Hi there! Need some advice. Sorry if this is in the wrong part of the forum.

I recently obtained a young fire eel about four days ago but I have had difficulty getting him to eat. I understand that it is normal for them to not eat for the first few days or even weeks but I just really want him to start so that I can stop worrying so much.

He's currently in a 180 litre tank but will be moved up to an 785 litre once I get it started up. He's approximately 22cm (9"?).

I've offered raw shrimp cut into small pieces, frozen blood worm and live earthworms. I'm also going to attempt frozen brineshrimp later too. I've got some brineshrimp eggs currently hatching but I think it's going to be at least three days before they are ready.

I'm wondering if it will take him longer to eat as he had a rather traumatic experience on his first day when he got stuck in an ornament and I had to break it open with pliers (in a bucket outside the tank). The tank is now eel safe though.  Half the tank is fake plants on one side to provide cover for him, which he uses and there is also a black pvc pipe which he also uses.

To anyone who has kept these eels before, what do you recommend? Should I leave him a few more days to see if he eats? Is there any other foods I should try? (i refuse to feed him feeder fish though)


----------



## alhays31808 (Aug 27, 2011)

Perhaps adding a few live plants?
I know nothing about these fish, so I won't be much help. Also, try talking to him and let him get used to you. That's how I got my bettas to like me. (I also feed them tender pieces of cooked meat[letting them nibble on it from my hand])


----------



## Vaan2931 (Dec 6, 2014)

Woops! Sorry for the late reply! Haven't had WiFi for 2 weeks.

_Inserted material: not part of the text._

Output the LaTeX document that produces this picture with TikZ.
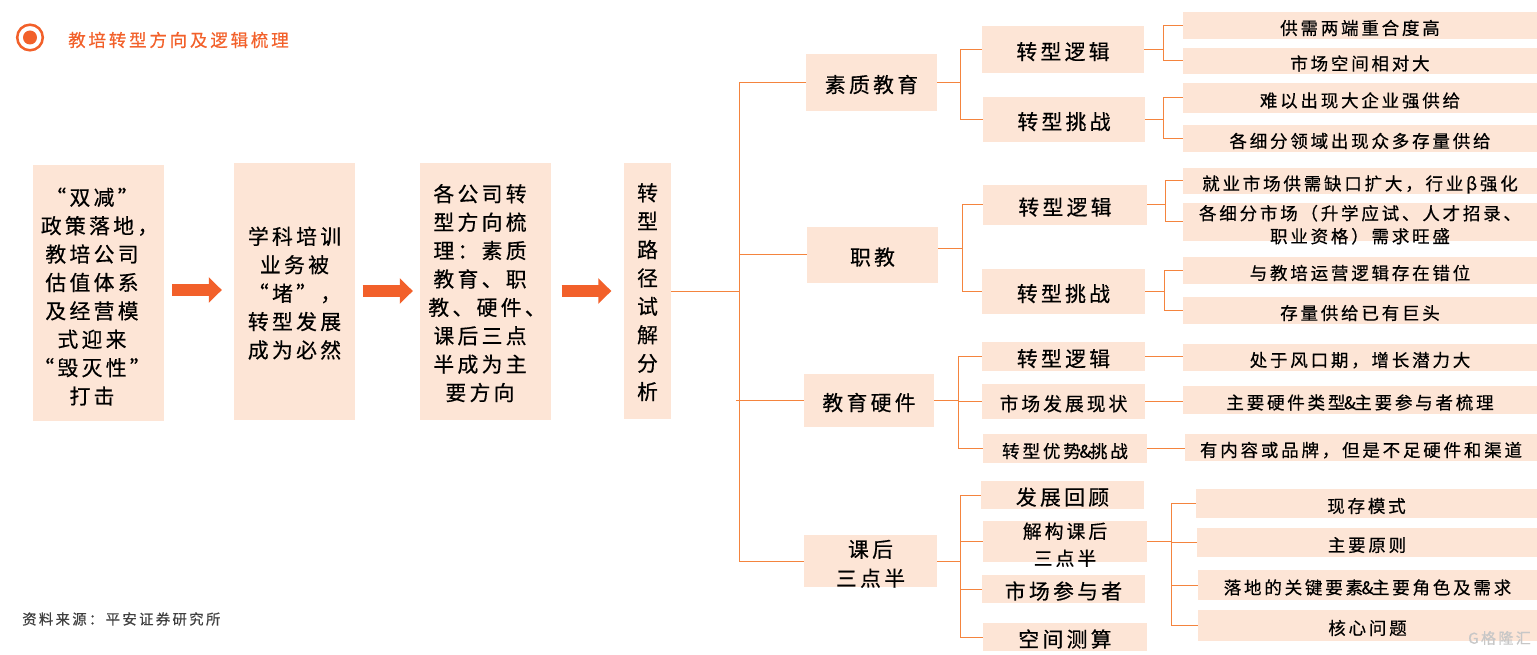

He seems to be eating a little better now, and will eat from my hand happily. He's currently eating live earthworms and live bloodworm. He will also eat dried tubifex in mass quantities lol

He was eating frozen brine shrimp for a while but seems to have gone off it!

I would love to add live plants but my clown loaches and pleco destroy them if zI put them in. However, he does seem to enjoy hiding under a very large silk plant I put in for him on its side.

Would cooked meat be safe for him? I was thinking of trying some fresh raw salmon or cod or something similar.


----------